For the soldier it is the love of country, and maybe even love of
family. The same love may inspire the politician who chooses
to take a courageous but unpopular stand. For my son, facing
the fears of marriage, it is the love of his fiancée Lyla.
With my daughter in tears on my shoulder fearing her anticipated
“loss” of that special place in her brother’s eyes, and her special
place in the family, it was the reminder of her love for her brother
that gave her courage. For me as I often struggle to face
the fears of my work, it is the love of my family, the love for
what Greenville College has done in the life of my father, my sister,
my brother-in-law, and the love I have for the transforming process
we pursue here that keeps me going. But perhaps the most powerful
example of courage in my life is that of my wife Ellen. She
faces fear every day, but gets up and keeps going. It seems
to be her love for me, for her children, and even for life itself
that gives her courage. So it seems love IS tied to courage,
in a way I might not have imagined. Love inspires courage
to face fear and go on.
But perfect love seems daunting. If it is “perfect love”
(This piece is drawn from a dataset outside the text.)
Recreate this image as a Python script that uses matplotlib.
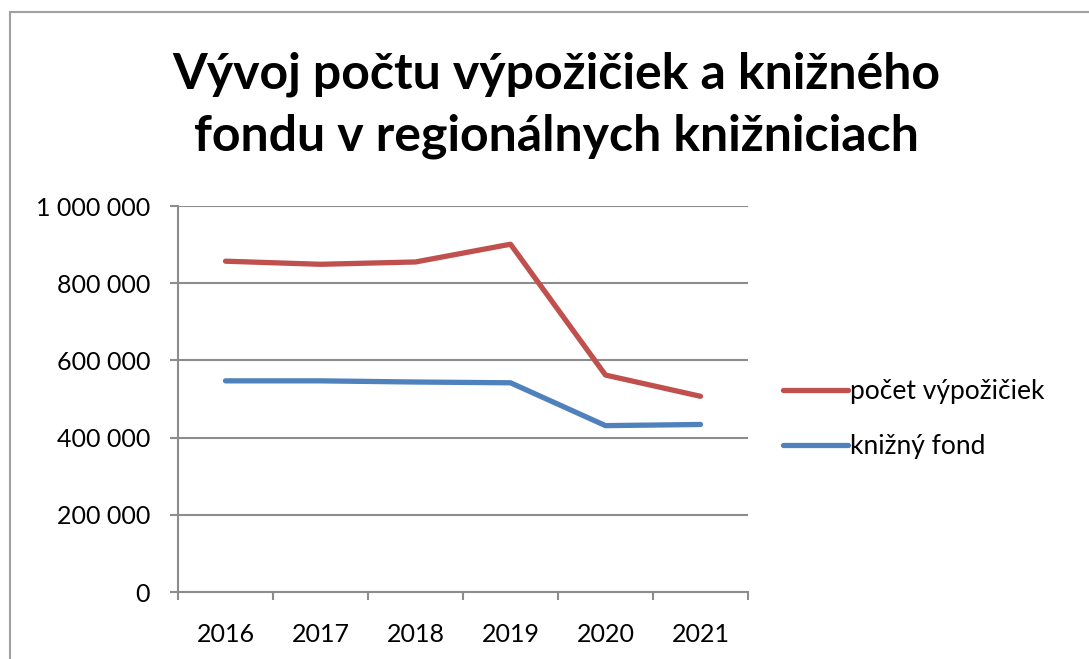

that “casts out all fears” I want it. But how can I ever find
perfect love? Surely not by my own efforts, so I am left once
again with fear in parts of my life. But John once again brings
us the “good word” of our loving God when he says, “IF we love one
another, God abides in us and his love is perfected in us.”
So it seems it is not our love, but His love that is perfected in
us. Our task is merely to love one another the best way we
can and then He will abide in us, His Spirit perfecting His love
within us so all fears will be cast away. I thank God this
morning that we can love because He first loved us (4:19) and because
of this we can be people of character. What is the most courageous
thing you have ever done? Where are you being called to be
courageous today? As you face the fears of your day, of your
semester, of your life, focus on loving those around you.
I mean really loving them, and in this way his love will provide
you the courage perhaps not to avoid the fear but to go on nevertheless.
Love one another, then be strong and of good courage this day.